<<<<

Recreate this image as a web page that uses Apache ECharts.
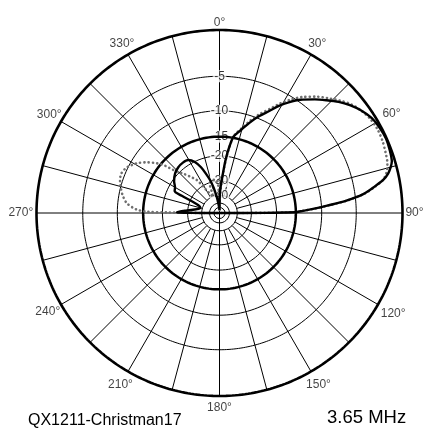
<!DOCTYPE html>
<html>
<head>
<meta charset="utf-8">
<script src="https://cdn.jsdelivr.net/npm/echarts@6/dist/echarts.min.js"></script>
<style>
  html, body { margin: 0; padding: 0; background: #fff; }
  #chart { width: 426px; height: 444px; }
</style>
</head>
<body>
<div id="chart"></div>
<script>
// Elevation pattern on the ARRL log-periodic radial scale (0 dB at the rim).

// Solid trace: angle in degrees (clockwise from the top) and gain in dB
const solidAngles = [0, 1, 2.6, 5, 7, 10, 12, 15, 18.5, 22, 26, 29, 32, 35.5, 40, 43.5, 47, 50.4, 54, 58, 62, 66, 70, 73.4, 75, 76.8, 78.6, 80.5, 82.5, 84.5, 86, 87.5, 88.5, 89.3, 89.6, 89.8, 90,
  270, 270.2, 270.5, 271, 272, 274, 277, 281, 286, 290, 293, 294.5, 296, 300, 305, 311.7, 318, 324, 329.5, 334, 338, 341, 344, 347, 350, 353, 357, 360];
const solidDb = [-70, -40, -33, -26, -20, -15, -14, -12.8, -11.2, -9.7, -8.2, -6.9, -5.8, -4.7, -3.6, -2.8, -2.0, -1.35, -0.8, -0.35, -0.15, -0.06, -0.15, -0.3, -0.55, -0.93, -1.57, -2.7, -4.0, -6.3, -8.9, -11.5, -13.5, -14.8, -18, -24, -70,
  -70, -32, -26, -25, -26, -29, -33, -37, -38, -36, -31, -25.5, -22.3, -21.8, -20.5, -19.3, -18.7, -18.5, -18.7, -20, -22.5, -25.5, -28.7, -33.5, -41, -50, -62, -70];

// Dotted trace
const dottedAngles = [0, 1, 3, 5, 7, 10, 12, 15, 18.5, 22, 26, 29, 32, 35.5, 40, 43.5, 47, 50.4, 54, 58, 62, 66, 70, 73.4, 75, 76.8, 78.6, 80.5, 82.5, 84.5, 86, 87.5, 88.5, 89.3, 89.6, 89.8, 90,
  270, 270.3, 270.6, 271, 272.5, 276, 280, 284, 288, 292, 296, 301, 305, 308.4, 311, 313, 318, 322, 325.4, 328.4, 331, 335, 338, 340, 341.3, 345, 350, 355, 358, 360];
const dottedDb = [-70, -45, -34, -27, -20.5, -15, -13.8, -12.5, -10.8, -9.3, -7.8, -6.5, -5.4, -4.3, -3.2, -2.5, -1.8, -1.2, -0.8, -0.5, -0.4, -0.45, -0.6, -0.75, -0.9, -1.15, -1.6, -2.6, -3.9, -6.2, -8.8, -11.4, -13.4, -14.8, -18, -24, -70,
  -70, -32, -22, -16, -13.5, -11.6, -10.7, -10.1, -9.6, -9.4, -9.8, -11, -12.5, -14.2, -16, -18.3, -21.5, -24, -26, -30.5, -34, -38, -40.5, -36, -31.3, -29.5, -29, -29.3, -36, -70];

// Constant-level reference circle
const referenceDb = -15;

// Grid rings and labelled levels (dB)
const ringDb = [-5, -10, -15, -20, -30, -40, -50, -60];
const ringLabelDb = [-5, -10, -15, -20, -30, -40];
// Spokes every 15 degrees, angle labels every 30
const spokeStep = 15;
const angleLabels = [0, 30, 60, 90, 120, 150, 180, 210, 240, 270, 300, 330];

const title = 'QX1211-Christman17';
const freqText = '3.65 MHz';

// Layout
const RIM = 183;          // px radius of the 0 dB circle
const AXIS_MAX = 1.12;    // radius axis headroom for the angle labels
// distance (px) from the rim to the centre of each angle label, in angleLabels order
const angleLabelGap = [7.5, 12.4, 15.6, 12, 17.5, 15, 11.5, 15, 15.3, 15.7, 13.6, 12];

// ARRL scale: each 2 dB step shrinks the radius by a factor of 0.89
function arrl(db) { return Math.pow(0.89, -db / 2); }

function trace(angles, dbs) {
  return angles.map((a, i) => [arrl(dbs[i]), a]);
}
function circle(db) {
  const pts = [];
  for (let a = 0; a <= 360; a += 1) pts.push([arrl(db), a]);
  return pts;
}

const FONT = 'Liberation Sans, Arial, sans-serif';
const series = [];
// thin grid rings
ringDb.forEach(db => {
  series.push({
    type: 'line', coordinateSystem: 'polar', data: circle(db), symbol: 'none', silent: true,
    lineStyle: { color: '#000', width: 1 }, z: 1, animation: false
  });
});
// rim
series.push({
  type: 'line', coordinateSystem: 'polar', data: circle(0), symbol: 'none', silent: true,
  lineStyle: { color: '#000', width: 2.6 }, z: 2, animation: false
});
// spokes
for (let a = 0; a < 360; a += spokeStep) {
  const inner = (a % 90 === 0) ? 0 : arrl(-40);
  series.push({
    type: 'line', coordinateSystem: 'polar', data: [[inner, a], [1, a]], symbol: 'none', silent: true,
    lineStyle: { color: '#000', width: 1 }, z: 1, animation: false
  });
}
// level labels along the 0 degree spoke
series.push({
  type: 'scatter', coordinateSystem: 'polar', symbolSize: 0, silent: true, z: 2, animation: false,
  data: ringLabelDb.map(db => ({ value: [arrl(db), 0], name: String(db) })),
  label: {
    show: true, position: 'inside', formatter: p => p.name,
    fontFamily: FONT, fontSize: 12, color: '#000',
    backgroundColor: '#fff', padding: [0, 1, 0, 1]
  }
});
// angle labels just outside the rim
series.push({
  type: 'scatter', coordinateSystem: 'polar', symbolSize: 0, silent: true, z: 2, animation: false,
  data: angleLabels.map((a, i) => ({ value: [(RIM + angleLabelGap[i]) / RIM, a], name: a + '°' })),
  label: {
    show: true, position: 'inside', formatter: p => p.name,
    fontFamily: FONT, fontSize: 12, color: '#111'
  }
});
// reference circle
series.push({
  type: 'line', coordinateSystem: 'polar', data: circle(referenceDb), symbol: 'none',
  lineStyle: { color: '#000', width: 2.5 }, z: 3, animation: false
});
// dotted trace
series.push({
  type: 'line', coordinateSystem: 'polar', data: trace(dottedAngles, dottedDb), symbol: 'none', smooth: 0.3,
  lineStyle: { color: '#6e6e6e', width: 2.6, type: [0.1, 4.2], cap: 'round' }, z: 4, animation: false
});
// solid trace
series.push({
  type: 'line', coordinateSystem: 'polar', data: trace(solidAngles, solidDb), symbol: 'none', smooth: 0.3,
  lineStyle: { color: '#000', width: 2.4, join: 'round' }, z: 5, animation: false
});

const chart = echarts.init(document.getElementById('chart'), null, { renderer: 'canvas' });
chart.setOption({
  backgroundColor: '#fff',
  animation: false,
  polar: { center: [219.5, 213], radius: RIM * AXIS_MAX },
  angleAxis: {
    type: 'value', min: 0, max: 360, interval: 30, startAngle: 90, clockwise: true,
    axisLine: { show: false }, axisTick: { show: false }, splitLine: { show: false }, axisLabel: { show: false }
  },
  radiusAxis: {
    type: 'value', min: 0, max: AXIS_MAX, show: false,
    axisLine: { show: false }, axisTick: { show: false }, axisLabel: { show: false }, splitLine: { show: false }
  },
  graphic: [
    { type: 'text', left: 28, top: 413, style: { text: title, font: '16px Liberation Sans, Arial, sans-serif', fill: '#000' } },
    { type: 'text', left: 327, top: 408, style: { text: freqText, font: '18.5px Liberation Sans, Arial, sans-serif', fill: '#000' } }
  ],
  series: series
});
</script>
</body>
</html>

>>>>

| Short exercise |
Exactly as they appear, print the lines of the listing above from its first line through the line that contains "at the rim).", minus the pictures.

| Worked answer |
Recreate this image as a web page that uses Apache ECharts.
<!DOCTYPE html>
<html>
<head>
<meta charset="utf-8">
<script src="https://cdn.jsdelivr.net/npm/echarts@6/dist/echarts.min.js"></script>
<style>
  html, body { margin: 0; padding: 0; background: #fff; }
  #chart { width: 426px; height: 444px; }
</style>
</head>
<body>
<div id="chart"></div>
<script>
// Elevation pattern on the ARRL log-periodic radial scale (0 dB at the rim).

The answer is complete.